### SHORT EXERCISE
It is required that the lines from the top of the listing through the line with "import plotly.graph_objects as go" be reproduced exactly, excluding pictures.

### INFORMATION SHOWN

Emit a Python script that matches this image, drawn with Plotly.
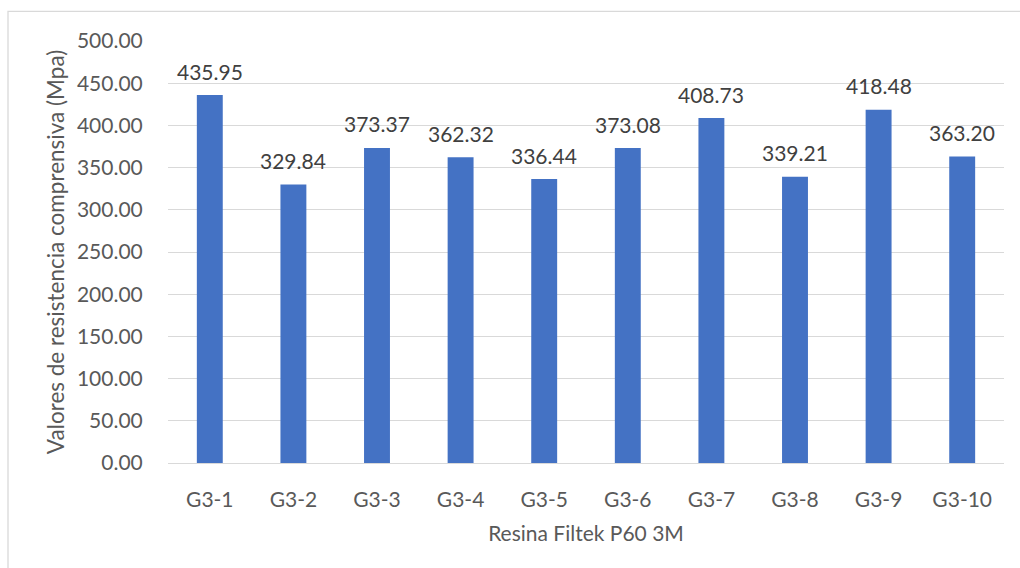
import plotly.graph_objects as go

categories = ["G3-1", "G3-2", "G3-3", "G3-4", "G3-5", "G3-6", "G3-7", "G3-8", "G3-9", "G3-10"]
values = [435.95, 329.84, 373.37, 362.32, 336.44, 373.08, 408.73, 339.21, 418.48, 363.20]
y_ticks = [0, 50, 100, 150, 200, 250, 300, 350, 400, 450, 500]

FONT = "Lato"
BAR_COLOR = "#4472C4"
AXIS_TEXT = "#595959"

fig = go.Figure(
    go.Bar(
        x=categories,
        y=values,
        marker=dict(color=BAR_COLOR, line=dict(width=0)),
        hoverinfo="x+y",
    )
)

# value labels above each bar
for cat, v in zip(categories, values):
    fig.add_annotation(
        x=cat, y=v, xref="x", yref="y",
        text=f"{v:.2f}",
        showarrow=False,
        yanchor="middle",
        yshift=24,
        font=dict(family=FONT, size=21, color="#404040"),
    )

fig.update_layout(
    width=1020,
    height=568,
    margin=dict(l=168, r=16, t=41, b=105),
    paper_bgcolor="white",
    plot_bgcolor="white",
    bargap=0.69,
    showlegend=False,
    font=dict(family=FONT, color=AXIS_TEXT),
    xaxis=dict(
        showgrid=False,
        showline=False,
        ticks="outside",
        ticklen=18,
        tickcolor="rgba(0,0,0,0)",
        tickfont=dict(family=FONT, size=21, color=AXIS_TEXT),
        title=dict(text="Resina Filtek P60 3M", font=dict(family=FONT, size=21, color=AXIS_TEXT), standoff=16),
    ),
    yaxis=dict(
        range=[0, 500],
        tickvals=y_ticks,
        ticktext=[f"{v:.2f}" for v in y_ticks],
        showgrid=True,
        gridcolor="#D9D9D9",
        gridwidth=1.3,
        zeroline=True,
        zerolinecolor="#D9D9D9",
        zerolinewidth=1.3,
        showline=False,
        ticks="outside",
        ticklen=20,
        tickcolor="rgba(0,0,0,0)",
        tickfont=dict(family=FONT, size=21, color=AXIS_TEXT),
        title=dict(text="Valores de resistencia comprensiva (Mpa)", font=dict(family=FONT, size=22.5, color=AXIS_TEXT), standoff=6),
    ),
    shapes=[
        dict(
            type="rect", xref="paper", yref="paper",
            x0=-160 / 836, x1=1.02, y0=-0.3, y1=1.07,
            line=dict(color="#D9D9D9", width=1.3),
            fillcolor="rgba(0,0,0,0)",
            layer="below",
        )
    ],
)

fig.write_html("out.html")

### SOLUTION FOR THIS TASK
Emit a Python script that matches this image, drawn with Plotly.
import plotly.graph_objects as go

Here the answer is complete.